A new retaining wall allowed us to create a much more useable space for sitting / dining / entertaining, as well as forming an attractive feature and effectively a raised viewing area to the rest of the garden. 
Steps leading down to a brick path would lead the eye down the garden.  Existing planting beds were extended and new beds added to give a better balance to the expanse of grass, which was further broken up by adding fruit trees to be set in areas of naturalised bulbs and longer grass. 
Old water troughs allowed the opportunity to grow some salad leaves, herbs and other vegetables close to the house, as well as providing the opportunity to have a small pond.

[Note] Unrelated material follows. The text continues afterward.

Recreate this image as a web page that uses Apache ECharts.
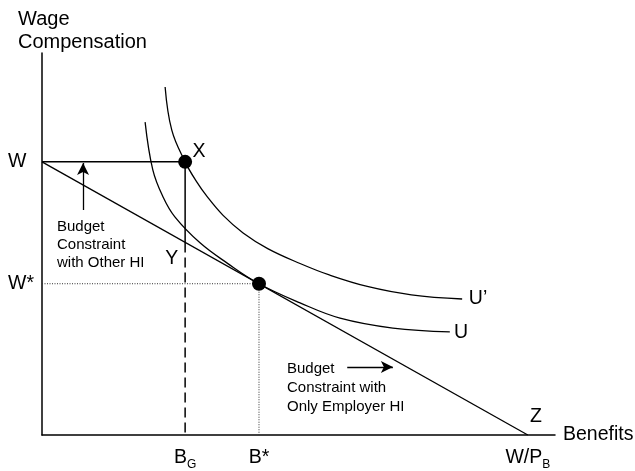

A new post and rail fence helped to practically divide the space and allowed us to keep the top part of the garden rabbit-free.

THE BUILD

  • EXCAVATING AND LEVELLING

    The new area closest to the house is levelled, with the excavated material from the retaining wall footings being used as fill material. 
    The new retaining wall wraps around this area on two sides.
  • SHAPING

    We curved the retaining wall to reflect the shape of the extended border on the left hand side and to help give the relaxed feel the clients requested. 
    The gap in the wall allowed stepped and ramped access between the two levels.
  • PREPARING FOR CLADDING

    At this stage the wall has all been built. 
    We decided to paint the wall black prior to attaching the timber batten so that you wouldn't really be able to see the wall through the gaps in the timber and also to emphasise the beautiful lines and shadows created by the timber.
  • FINISHING

    The timber has now been bent to shape and attached to the blockwork. 
    We hadn't done this before and it was slightly experimental in terms of how tight a curve the timber could be worked into. 
    The external curves (like the one before the gap) were fairly straightforward, but the internal ones (the one after the gap) were much more difficult and we had to soak the wood for a few hours to help it to bend.

THE OUTCOME

The planting shows good growth even after just one season. The lavender hedge which edges the brick terrace is just about to flower and has filled out nicely. 
The small areas of planting within the gravel, together with the occasional stone slabs set within it, just soften and break up quite a large area. Access from grass to gravel area can be by either steps or a ramp, making wheelbarrow use easy. 
The view up to the entertaining area. The planting is relaxed and informal with Alliums and Anthriscus providing early highlights, followed by a mass of Geranium Johnson's Blue, Sanguisorba and Veronicastrum. Viburnum x burkwoodii provides some winter structure and the fence has been used to support espaliered eating apples. 
The fire-pit, just out of shot on the right, has been much used. It was built in the same manner as the retaining wall i.e. block walling, clad in timber batten with a stone coping. 
The beauty of the blocks and stone are their ability to absorb and retain heat and hence even when the fire was dying one can perch on the coping and still get some wonderful heat. The brick path is yet to be built.
A view down the left handside of the garden. The planting bed has been extended and now provides a mass of colour for many months. Rambling and climbing roses smother the fence
The working area of the garden. This area has all been rationalised and functions well with new compost bins taking all the green waste from the garden, a new fruit cage protecting blackberries, raspberries, strawberries, gooseberries and currants from the rabbits which still inhabit this part of the garden, and a metal-sided burning area for those items too large to compost.  
For continuity we repeated the curved battening to create trellis to support an existing rose and also to screen the compost bins and fruit cage.